Get smart on the Russia-Ukraine developments.

Over the past several weeks, tens of thousands of Russian troops have gathered in the area near Russia’s border with Ukraine. But what does it signify?

Michael Kofman joins this episode of the MWI Podcast to discuss all of this and more. The director of the Russia Studies Program at the Center for Naval Analyses, he is a longtime observer of Russia and specializes in the Russian military.

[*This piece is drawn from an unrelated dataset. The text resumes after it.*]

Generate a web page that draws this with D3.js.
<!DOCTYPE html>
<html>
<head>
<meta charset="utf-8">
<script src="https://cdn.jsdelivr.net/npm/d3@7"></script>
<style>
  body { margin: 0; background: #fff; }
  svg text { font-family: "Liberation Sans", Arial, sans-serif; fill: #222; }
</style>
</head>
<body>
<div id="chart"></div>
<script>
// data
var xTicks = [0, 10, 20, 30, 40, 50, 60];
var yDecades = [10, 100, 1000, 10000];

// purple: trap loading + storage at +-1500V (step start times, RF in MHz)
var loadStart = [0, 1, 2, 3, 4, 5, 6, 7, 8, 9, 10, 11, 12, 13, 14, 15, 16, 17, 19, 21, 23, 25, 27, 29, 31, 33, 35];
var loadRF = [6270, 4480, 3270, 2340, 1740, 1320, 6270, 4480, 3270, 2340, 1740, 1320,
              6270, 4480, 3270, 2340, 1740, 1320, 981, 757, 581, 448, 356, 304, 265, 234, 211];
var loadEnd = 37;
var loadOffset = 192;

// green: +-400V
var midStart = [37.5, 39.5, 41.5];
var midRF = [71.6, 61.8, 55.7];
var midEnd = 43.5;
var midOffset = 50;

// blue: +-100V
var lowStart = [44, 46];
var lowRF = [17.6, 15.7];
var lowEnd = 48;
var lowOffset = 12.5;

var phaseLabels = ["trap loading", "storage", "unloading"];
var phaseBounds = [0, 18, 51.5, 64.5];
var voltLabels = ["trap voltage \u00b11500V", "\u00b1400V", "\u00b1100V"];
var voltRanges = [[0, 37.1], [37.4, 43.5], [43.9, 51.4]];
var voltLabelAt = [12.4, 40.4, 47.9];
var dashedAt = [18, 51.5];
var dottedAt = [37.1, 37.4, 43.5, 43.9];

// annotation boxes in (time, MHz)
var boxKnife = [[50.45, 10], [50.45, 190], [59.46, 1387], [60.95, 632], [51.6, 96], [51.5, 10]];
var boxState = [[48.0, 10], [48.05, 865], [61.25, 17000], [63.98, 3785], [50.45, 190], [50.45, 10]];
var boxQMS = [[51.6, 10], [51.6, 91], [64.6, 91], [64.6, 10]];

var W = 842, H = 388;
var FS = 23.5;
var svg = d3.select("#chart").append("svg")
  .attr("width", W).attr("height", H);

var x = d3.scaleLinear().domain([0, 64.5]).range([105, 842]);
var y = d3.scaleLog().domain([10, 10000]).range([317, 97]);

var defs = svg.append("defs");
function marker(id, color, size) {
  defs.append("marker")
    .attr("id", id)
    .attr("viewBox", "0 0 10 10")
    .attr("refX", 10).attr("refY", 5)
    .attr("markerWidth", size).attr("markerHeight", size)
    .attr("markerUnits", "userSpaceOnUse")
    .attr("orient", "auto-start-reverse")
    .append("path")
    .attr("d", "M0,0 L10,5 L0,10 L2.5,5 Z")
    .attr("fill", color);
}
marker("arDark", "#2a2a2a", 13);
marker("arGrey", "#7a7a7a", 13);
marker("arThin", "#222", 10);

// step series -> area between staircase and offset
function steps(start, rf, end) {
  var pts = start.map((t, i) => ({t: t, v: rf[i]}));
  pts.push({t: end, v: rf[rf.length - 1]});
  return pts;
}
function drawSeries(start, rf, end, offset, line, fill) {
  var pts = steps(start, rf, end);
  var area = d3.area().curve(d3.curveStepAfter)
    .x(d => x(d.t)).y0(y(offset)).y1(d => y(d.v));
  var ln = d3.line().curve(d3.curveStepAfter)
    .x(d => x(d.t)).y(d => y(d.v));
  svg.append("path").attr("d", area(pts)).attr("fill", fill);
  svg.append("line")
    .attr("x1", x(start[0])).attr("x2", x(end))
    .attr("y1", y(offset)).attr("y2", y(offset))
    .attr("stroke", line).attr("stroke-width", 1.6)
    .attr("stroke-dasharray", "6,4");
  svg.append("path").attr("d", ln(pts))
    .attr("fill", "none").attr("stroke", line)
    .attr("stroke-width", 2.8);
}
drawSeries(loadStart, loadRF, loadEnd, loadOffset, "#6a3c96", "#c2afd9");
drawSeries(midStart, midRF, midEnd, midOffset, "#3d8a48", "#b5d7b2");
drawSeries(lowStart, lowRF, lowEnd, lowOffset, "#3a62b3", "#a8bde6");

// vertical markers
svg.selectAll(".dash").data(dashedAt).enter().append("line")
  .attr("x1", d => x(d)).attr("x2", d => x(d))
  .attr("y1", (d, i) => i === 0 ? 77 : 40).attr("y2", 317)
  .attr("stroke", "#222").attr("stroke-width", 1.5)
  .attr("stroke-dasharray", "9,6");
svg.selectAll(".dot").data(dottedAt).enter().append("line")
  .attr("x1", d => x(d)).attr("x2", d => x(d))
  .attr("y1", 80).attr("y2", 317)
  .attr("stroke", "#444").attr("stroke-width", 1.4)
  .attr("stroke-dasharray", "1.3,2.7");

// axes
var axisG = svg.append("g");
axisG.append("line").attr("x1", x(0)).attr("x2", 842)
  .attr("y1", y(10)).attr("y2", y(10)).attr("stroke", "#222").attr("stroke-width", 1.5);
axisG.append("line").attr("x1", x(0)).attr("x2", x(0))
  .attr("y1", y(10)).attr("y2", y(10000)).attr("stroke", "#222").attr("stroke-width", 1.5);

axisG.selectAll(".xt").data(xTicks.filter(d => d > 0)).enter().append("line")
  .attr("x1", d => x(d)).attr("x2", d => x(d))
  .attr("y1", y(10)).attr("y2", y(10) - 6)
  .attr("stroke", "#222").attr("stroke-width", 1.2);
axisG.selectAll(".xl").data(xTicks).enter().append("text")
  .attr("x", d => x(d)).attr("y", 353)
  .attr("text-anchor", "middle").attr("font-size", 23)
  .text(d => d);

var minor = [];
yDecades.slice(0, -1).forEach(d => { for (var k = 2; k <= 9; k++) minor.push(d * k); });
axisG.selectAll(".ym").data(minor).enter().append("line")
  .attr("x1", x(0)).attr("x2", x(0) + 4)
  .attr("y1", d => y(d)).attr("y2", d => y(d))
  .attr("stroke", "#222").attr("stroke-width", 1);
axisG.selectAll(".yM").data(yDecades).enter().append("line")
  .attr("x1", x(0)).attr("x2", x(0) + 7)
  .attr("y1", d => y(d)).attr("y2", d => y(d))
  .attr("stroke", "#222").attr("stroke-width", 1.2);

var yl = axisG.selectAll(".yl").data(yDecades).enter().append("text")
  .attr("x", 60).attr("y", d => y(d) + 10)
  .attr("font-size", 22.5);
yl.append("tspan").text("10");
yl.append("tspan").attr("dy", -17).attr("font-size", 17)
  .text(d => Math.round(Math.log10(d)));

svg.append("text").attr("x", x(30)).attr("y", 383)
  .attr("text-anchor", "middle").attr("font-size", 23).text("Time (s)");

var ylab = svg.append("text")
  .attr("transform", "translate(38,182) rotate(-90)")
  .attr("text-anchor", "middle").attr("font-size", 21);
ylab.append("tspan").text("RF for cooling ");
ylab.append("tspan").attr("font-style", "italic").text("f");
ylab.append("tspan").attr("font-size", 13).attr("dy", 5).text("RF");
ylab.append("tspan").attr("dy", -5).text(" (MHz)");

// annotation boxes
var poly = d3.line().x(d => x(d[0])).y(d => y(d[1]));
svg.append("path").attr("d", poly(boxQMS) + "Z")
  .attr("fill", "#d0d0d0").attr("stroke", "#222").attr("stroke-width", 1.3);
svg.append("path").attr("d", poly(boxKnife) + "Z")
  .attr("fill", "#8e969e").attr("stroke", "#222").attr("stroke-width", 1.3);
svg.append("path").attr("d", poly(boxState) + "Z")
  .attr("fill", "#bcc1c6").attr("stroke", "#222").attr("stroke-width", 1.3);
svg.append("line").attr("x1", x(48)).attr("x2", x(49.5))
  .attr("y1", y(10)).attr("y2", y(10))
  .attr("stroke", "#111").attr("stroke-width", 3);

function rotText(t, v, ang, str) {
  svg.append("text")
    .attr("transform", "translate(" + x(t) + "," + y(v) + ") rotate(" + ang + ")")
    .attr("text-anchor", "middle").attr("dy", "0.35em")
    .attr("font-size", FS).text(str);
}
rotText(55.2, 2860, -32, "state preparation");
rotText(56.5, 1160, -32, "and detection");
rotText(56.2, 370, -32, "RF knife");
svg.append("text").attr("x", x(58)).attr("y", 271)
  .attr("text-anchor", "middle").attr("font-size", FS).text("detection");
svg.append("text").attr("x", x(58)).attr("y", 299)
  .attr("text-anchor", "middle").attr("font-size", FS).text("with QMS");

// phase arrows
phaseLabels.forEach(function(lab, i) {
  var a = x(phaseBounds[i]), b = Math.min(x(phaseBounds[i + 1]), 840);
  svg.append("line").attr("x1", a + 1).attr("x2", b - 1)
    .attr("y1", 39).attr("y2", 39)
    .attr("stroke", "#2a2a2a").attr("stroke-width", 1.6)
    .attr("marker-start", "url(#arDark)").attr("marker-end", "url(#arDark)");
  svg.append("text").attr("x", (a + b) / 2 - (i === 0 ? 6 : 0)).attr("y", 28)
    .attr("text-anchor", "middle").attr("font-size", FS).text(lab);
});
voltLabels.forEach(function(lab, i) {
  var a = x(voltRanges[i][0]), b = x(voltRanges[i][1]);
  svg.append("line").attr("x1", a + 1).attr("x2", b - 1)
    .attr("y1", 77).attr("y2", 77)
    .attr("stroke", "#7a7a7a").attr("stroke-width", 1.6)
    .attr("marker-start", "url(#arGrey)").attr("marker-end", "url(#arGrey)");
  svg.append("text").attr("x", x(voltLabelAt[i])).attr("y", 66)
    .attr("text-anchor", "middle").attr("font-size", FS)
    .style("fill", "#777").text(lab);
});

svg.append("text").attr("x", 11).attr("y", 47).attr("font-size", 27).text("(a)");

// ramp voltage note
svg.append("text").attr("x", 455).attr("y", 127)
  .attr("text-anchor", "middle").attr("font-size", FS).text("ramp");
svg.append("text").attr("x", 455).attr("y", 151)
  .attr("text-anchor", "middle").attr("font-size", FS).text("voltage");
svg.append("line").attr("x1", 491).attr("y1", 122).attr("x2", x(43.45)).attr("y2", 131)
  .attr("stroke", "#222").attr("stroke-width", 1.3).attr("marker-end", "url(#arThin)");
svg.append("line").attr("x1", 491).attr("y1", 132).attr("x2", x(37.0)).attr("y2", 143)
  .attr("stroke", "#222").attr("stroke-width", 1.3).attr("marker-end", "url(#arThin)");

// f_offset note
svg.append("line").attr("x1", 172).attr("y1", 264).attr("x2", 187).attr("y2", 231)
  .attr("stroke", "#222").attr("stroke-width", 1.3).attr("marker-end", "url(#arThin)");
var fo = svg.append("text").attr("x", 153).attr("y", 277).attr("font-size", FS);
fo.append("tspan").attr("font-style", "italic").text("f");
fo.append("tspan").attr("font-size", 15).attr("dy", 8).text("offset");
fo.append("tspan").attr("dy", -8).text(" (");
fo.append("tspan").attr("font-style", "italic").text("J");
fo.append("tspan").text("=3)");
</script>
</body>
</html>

You can listen to the full conversation below, and if you aren’t already subscribed to the MWI Podcast, be sure to find it on Apple PodcastsStitcher, or your favorite podcast app so you don’t miss an episode!

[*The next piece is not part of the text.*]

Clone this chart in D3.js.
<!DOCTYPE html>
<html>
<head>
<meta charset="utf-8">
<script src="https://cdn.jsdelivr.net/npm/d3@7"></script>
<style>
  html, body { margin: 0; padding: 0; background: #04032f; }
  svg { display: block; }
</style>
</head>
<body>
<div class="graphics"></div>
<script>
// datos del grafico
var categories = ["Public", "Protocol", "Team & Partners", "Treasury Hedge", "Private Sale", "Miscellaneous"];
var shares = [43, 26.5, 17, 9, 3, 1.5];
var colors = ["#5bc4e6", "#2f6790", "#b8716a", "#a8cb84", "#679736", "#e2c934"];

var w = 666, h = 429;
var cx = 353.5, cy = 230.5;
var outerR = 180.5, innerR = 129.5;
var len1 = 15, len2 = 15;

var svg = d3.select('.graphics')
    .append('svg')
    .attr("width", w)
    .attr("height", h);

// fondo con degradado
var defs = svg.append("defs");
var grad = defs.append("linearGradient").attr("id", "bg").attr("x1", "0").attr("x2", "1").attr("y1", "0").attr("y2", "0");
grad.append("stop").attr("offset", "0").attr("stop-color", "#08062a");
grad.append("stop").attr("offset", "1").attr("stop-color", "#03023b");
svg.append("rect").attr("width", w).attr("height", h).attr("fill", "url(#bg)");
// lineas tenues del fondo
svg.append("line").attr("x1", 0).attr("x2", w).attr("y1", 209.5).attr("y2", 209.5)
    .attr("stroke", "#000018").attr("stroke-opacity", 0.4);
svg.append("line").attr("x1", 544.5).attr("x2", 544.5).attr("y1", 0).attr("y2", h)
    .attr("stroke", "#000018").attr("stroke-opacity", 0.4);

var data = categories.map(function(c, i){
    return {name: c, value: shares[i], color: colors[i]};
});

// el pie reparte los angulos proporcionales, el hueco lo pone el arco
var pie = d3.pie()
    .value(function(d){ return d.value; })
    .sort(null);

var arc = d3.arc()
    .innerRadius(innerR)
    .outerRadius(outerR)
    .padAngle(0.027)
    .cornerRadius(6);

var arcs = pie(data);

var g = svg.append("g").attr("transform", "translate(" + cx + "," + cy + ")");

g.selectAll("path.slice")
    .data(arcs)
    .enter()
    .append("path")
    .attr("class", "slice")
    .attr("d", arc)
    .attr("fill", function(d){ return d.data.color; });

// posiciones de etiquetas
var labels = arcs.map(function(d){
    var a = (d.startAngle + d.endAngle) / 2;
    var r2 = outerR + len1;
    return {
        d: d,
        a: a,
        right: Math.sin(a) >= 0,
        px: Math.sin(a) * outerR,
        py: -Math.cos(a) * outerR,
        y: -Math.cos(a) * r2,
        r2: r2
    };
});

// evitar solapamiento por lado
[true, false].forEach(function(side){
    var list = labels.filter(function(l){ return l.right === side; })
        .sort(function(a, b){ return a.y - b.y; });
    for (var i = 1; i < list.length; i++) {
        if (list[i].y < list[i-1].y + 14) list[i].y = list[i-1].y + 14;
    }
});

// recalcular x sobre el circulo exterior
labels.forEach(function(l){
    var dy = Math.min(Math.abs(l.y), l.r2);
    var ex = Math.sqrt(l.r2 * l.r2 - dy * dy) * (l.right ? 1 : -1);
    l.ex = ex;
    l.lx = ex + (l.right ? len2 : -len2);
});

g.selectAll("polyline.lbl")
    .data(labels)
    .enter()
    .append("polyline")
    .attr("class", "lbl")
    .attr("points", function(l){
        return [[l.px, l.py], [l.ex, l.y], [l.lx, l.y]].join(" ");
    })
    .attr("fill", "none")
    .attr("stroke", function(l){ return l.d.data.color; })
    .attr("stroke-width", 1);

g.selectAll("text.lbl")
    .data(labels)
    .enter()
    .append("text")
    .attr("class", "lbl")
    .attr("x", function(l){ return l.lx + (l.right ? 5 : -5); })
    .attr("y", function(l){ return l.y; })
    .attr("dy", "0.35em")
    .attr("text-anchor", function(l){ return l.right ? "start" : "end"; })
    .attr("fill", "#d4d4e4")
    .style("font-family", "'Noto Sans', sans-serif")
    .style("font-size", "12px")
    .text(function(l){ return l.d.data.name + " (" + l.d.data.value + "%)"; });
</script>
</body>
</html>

MWI PODCAST: A LOOMING SHOWDOWN OVER UKRAINE?

I’m not a Russia-guy, so this was a good episode to get me up to speed on what is (and isn’t) going on on the border with Ukraine.

The whole episode is good – and Michael Hoffman clearly has firm control over his material (Russia and Russian military capabilities).

I love this quote:

“Most of the cockamaney ideas about sending some more weapons or things to Ukraine – fine, if you want to increase military costs but you have to just appreciate that it’s going to make no difference in the calculus.”

~26:00

And he goes on.

“Tactical things don’t matter for big picture deterrence. Javelins, drones, are completely irrelevant to political leaders. They don’t know and don’t care about the stuff.”

~26:30

I appreciate this take, and I tend to agree. It’s what I was getting at the other day in regards to culture and other aspects of the human dynamics in strategy. These are interesting things to consider, but at the political and strategic level, they ultimately don’t matter.

Should they? I don’t think so.

Even when it comes to military strategy – the input of this or that tactic or weapon system may make a difference on the margins, but if they don’t alter the overall endstate, then it’s an exercise in futility.

It doesn’t matter how smart you are on the capability. There are limits to military power – and if you are using any of these “things” in service of the military, they are also limited – mostly by the strategy you’re operating under.

Then again, maybe it’s worth just rolling the dice? What’s there to lose?